UNIVERSITY PLACE, Wash. -- When you watch Dustin Johnson speak, with a tranquil cadence that barely permits any inflection, much less emotion, it's difficult to remember that this is the same person who has lived a remarkably turbulent life. Legal troubles dogged him in his teens after he helped steal a gun that was later used by an acquaintance to commit a murder, and a Golf.com report from last summer alleged that he has now failed three drug tests on the PGA Tour, the last two resulting in suspension. But when you're face to face with the man, he has the placid look of someone who has never experienced a moment of anxiety -- as though there's a thick filter between himself and the rest of the world, keeping out the worry.
He was unchanged Thursday after shooting a first-round 65 at Chambers Bay to share an early U.S. Open lead with Henrik Stenson. In interviews afterward, he absorbed our questions blankly, registered them on some primal level, and gave his flat-line responses -- the course was tough at times, but not at others, some pins were hard, others were not, I felt good, I hit some good shots and a handful of bad ones, etc., etc., etc. It all came out in his trademark meditative mumble, while his eyes focused on some indistinct horizon, never lighting up with even a flicker of impulse or invention.

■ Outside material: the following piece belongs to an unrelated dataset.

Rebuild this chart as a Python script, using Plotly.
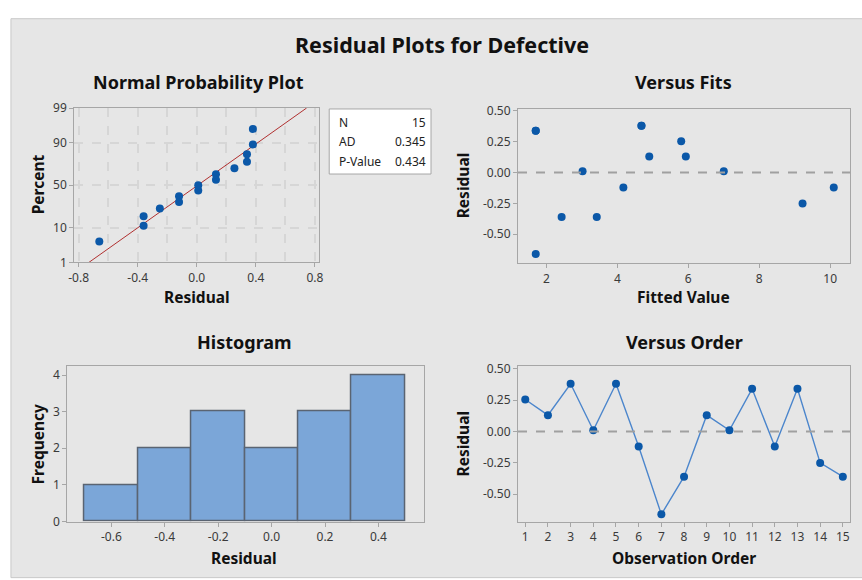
import plotly.graph_objects as go
from statistics import NormalDist, mean, stdev

# ---------------- data ----------------
order = list(range(1, 16))
residuals = [0.255, 0.13, 0.38, 0.01, 0.38, -0.12, -0.66, -0.36, 0.13, 0.01, 0.34, -0.12, 0.34, -0.25, -0.36]
fitted = [5.80, 4.90, 4.68, 3.02, 4.68, 4.17, 1.70, 2.43, 5.93, 7.00, 1.70, 10.10, 1.70, 9.22, 3.42]
prob_percent = [4.5, 11.0, 17.5, 24.0, 30.5, 37.0, 43.5, 50.0, 56.5, 63.0, 69.5, 76.0, 82.5, 89.0, 95.5]
pct_ticks = [1, 10, 50, 90, 99]
stats_labels = ["N", "AD", "P-Value"]
stats_values = ["15", "0.345", "0.434"]

W, H = 862, 580
nd = NormalDist()


def px(x):
    return x / W


def py(y):
    return 1 - y / H


def fmt(v, d):
    return f"{v:.{d}f}"


BLUE = "#0B58A8"
TICKFONT = dict(family="Noto Sans, Open Sans, sans-serif", size=12, color="#3A3A3A")
TITLEFONT = "Noto Sans, Open Sans, sans-serif"
FRAME = "#A6A6A6"
GRID = "#D6D6D6"

fig = go.Figure()

# ---- Normal probability plot ----
xs = sorted(residuals)
zs = [nd.inv_cdf(p / 100) for p in prob_percent]
mu, sd = mean(residuals), stdev(residuals)
zline = [nd.inv_cdf(0.01), nd.inv_cdf(0.99)]
fig.add_trace(go.Scatter(x=[mu + sd * z for z in zline], y=zline, mode="lines",
                         line=dict(color="#B03030", width=1), xaxis="x", yaxis="y",
                         showlegend=False, hoverinfo="skip"))
fig.add_trace(go.Scatter(x=xs, y=zs, mode="markers", marker=dict(color=BLUE, size=8),
                         xaxis="x", yaxis="y", showlegend=False))

# ---- Versus fits ----
fig.add_trace(go.Scatter(x=fitted, y=residuals, mode="markers", marker=dict(color=BLUE, size=8),
                         xaxis="x2", yaxis="y2", showlegend=False))

# ---- Histogram ----
fig.add_trace(go.Histogram(x=residuals, xbins=dict(start=-0.7, end=0.5, size=0.2),
                           marker=dict(color="#7BA6D8", line=dict(color="#5A6472", width=1.5)),
                           xaxis="x3", yaxis="y3", showlegend=False))

# ---- Versus order ----
fig.add_trace(go.Scatter(x=order, y=residuals, mode="lines+markers",
                         line=dict(color="#4C86CC", width=1.4),
                         marker=dict(color=BLUE, size=8),
                         xaxis="x4", yaxis="y4", showlegend=False))

ax_common = dict(showline=True, linecolor=FRAME, linewidth=1, mirror=True, ticks="outside",
                 ticklen=4, tickcolor=FRAME, tickfont=TICKFONT, zeroline=False, showgrid=False)
grid_on = {"showgrid": True, "gridcolor": GRID, "griddash": "dash", "gridwidth": 1.5}

tl_x = [-0.8, -0.4, 0.0, 0.4, 0.8]
res_ticks = [0.5, 0.25, 0.0, -0.25, -0.5]
hist_x = [-0.6, -0.4, -0.2, 0.0, 0.2, 0.4]

fig.update_layout(
    width=W, height=H, margin=dict(l=0, r=0, t=0, b=0),
    paper_bgcolor="white", plot_bgcolor="white",
    xaxis=dict(domain=[px(69), px(317)], anchor="y", range=[-0.83, 0.83],
               tickvals=tl_x, ticktext=[fmt(v, 1) for v in tl_x],
               minor=dict(dtick=0.2, tick0=0, showgrid=True, gridcolor=GRID,
                          griddash="dash", gridwidth=1.5, ticks=""),
               **{**ax_common, **grid_on}),
    yaxis=dict(domain=[py(261), py(102)], anchor="x",
               range=[nd.inv_cdf(0.01), nd.inv_cdf(0.99)],
               tickvals=[nd.inv_cdf(p / 100) for p in pct_ticks],
               ticktext=[str(p) for p in pct_ticks],
               **{**ax_common, **grid_on}),
    xaxis2=dict(domain=[px(518), px(854)], anchor="y2", range=[1.2, 10.56],
                tickvals=[2, 4, 6, 8, 10], **ax_common),
    yaxis2=dict(domain=[py(262), py(103)], anchor="x2", range=[-0.736, 0.516],
                tickvals=res_ticks, ticktext=[fmt(v, 2) for v in res_ticks], **ax_common),
    xaxis3=dict(domain=[px(62), px(423)], anchor="y3", range=[-0.765, 0.571],
                tickvals=hist_x, ticktext=[fmt(v, 1) for v in hist_x], **ax_common),
    yaxis3=dict(domain=[py(528), py(368)], anchor="x3", range=[0, 4.24],
                tickvals=[0, 1, 2, 3, 4], **ax_common),
    xaxis4=dict(domain=[px(518), px(854)], anchor="y4", range=[0.68, 15.32],
                tickvals=order, **ax_common),
    yaxis4=dict(domain=[py(528), py(368)], anchor="x4", range=[-0.717, 0.52],
                tickvals=res_ticks, ticktext=[fmt(v, 2) for v in res_ticks], **ax_common),
    bargap=0,
)

shapes = [
    dict(type="rect", xref="paper", yref="paper", x0=px(5), x1=1.01, y0=-0.01, y1=py(10),
         fillcolor="#E6E6E6", line=dict(color="#C8C8C8", width=1), layer="below"),
    dict(type="rect", xref="paper", yref="paper", x0=px(327), x1=px(430), y0=py(170), y1=py(103),
         fillcolor="white", line=dict(color="#A6A6A6", width=1)),
    dict(type="line", xref="x2 domain", yref="y2", x0=0, x1=1, y0=0, y1=0,
         line=dict(color="#A0A0A0", width=2, dash="dash")),
    dict(type="line", xref="x4 domain", yref="y4", x0=0, x1=1, y0=0, y1=0,
         line=dict(color="#A0A0A0", width=2, dash="dash")),
]
fig.update_layout(shapes=shapes)

ann = []


def text(x, y, s, size, bold=True, angle=0, xanchor="center", color="#111111"):
    ann.append(dict(x=px(x), y=py(y), xref="paper", yref="paper", text=f"<b>{s}</b>" if bold else s,
                    showarrow=False, xanchor=xanchor, yanchor="middle", textangle=angle,
                    font=dict(family=TITLEFONT, size=size, color=color)))


text(441, 37, "Residual Plots for Defective", 21.5)
text(195, 75, "Normal Probability Plot", 18)
text(685, 75, "Versus Fits", 18)
text(241, 343, "Histogram", 18)
text(686, 343, "Versus Order", 18)

text(32, 181, "Percent", 15.5, angle=-90)
text(193, 297, "Residual", 15.5)
text(462, 182, "Residual", 15.5, angle=-90)
text(685, 297, "Fitted Value", 15.5)
text(32, 448, "Frequency", 15.5, angle=-90)
text(241, 566, "Residual", 15.5)
text(462, 448, "Residual", 15.5, angle=-90)
text(686, 566, "Observation Order", 15.5)

for i, (lab, val) in enumerate(zip(stats_labels, stats_values)):
    yy = 117 + 20 * i
    text(335, yy, lab, 12, bold=False, xanchor="left", color="#222222")
    text(427, yy, val, 12, bold=False, xanchor="right", color="#222222")

fig.update_layout(annotations=ann)

post = (
    "document.documentElement.style.margin='0';document.documentElement.style.padding='0';"
    "document.body.style.margin='0';document.body.style.padding='0';"
    "document.documentElement.style.overflow='hidden';document.body.style.overflow='hidden';"
)
fig.write_html("out.html", config={"displayModeBar": False}, post_script=post)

At one point, we may have even achieved a rare moment of press-conference transcendence when a phenomenally boring question was met with a phenomenally boring answer:
Q.> I think the locals would like to hear from you on just the atmosphere, the galleries, the experience so far, how you've been treated and what do you make of holding this event in this part of the country? DUSTIN JOHNSON: I think it's great. Obviously this is a beautiful golf course, great views and looking out on the water and stuff, it's a beautiful place. All the people around here have been very nice and good fans. It was a lot of fun out there today.
And then there were gems like these:
Q.> Where would you rank this round among the good rounds you've had this season? DUSTIN JOHNSON: Well, I've had a lot of good ones. I don't know. I thought it was just a good, solid round of golf. I don't know how to rank it. It was just good.
On the course, things were quite different. Chambers Bay does not cater to the unimaginative mind, and Johnson was at his creative best after withdrawing from Memphis last week due to illness. With six birdies and only one bogey, he tamed the course that had looked so fearsome just a day ago.
He wasn't alone on a day when Chambers Bay yielded several low morning rounds. You could almost see it coming -- in Mike Davis' press conference Wednesday, there was an undercurrent of anxiety about a dry track playing too hard, to the point that good approach shots bounded over greens in a nightmare scenario reminiscent of Shinnecock Hills in 2004. So they watered it all down, and suddenly Thursday didn't look so foreboding.
Johnson led the charge early, and unlike Phil Mickelson, he didn't suffer a back-nine fade. His driving distance remained in the top five all morning, setting him up for birdie opportunities, but he credited his approach shots as the catalyst for his great score -- "I just controlled my distances very well. I was landing the ball where I wanted to."
Johnson only returned to golf in February after a six-month "hiatus," and 2015 has taken on the feel of a redemption tour. He contended early at Riviera, won the WGC-Cadillac at Doral, and has finished in the top 10 three times since. If he stays in contention through Sunday, it won't be the first time he has had a major championship in his sights, or the first time the U.S. Open trophy seemed within his grasp. In the past, he hasn't managed the pressure well enough to win, and considering his raw talent and his record on the PGA Tour, he stands as one of the best golfers in the world never to break through on the biggest stage.
It's difficult to define the word "redemption," and especially with Johnson, it's hard to know which comebacks are permanent and which are only temporary bounce-backs bridging the gap until the next fall from grace. His personal life is too messy, too private for anyone to decipher. But on the golf course, the requirements are clear -- he has to win a major.
Chambers Bay, with its wide fairways that beckon like a friendly shore to bombers of his ilk, represents another terrific chance. Johnson has never been known as someone who takes advantage of these opportunities, and if he really wants to shift public perception, the change starts here.